I was eleven years old when the shooting at Columbine High School happened. Without access to the Internet beyond an instant messenger account, somehow I latched on to the story of Cassie Bernall, the seventeen-year-old who was killed after being asked if she believed in God. I remember checking out her mother’s book “She Said Yes” from my middle school library and reading it several times before returning it well beyond its due date.
This made sense, considering my fascination with martyrdom and sainthood began at the age of ten, when I latched on to the story of Joan of Arc and checked out every book and movie I could find about her. My mom was worried that this apparent obsession with martyrdom was unhealthy; perhaps rightly so. How does a Jewish kid even learn about this stuff? Good question – I still have no idea.
Now here we are again, reading martyr stories in the media from another school shooting. You’ve probably heard it already: a shooter asked students if they were Christians, and the ones who answered “yes” were shot in the head. Interestingly, those who answered “no” were allowed to live, but not without being shot in the legs.
Not long after the shooting occurred, this article surfaced on my news feed: “Dear sweet Mamas,” it begins (that salutation alone makes me uncomfortable, but I kept reading), “I know you are hurting today. I won’t pretend I know how badly…He killed nine of your children, Mamas. Do you know what that means? That means eight of your brave children saw one of their own take a bullet in the head for claiming Christ and they said yes anyway.”
It goes on…
I want my children here with me, and I know you want yours with you too.
But I will tell you that a YES and a life snuffed out for Christ is better than a NO and 100 years more on this earth without Him.
To LIVE is Christ, and to DIE is gain, and your children PROVED that yesterday.
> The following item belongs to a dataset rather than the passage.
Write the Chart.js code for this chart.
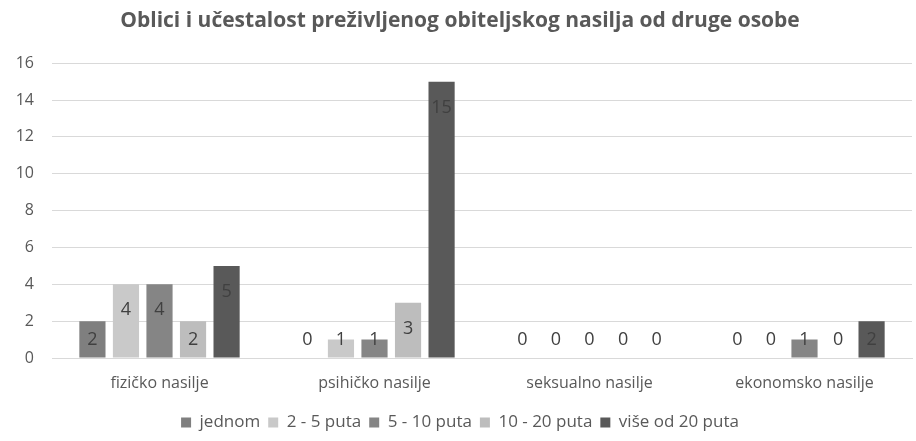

May we all look to them and BE STRENGTHENED.
This…makes me uncomfortable for a couple reasons. One, if I were a mom of a dead child who was shot randomly, not martyred, I might feel that this article is elevating the deaths of these other students above my own – as if my child’s death were less important, and more senseless. Second, without denying the bravery it takes to remain true to your beliefs despite the consequences (I really don’t want to trivialize this), what does the article inadvertently say about doubt-filled people like me? This situation is a nightmare for someone with unanswerable questions that keep her up at night; whose prayer journal contains entries over the last six months that are pretty much the same: “I don’t know how I can continue to believe when there are parts of the Bible that disturb me, and questions that can’t be answered. I’m scared to bring this up in church for fear of being told that I’m not a ‘real believer.’”
I don’t mean to say we shouldn’t praise the bravery of those who die for their convictions. My problem is with an ideology that is heavily focused on a hypothetical moment of having to defend your beliefs at gunpoint. This situation is very, very rare – at least for people who live in the US. This ideology doesn’t allow much room – let alone grace – for people who constantly wrestle with doubt. Thus, my obsession with martyrdom was waned a bit. My new heroes are those who openly wrestle with doubt, and extend invitations to everyone at their table, regardless of where they are on the spectrum of doubt to faith.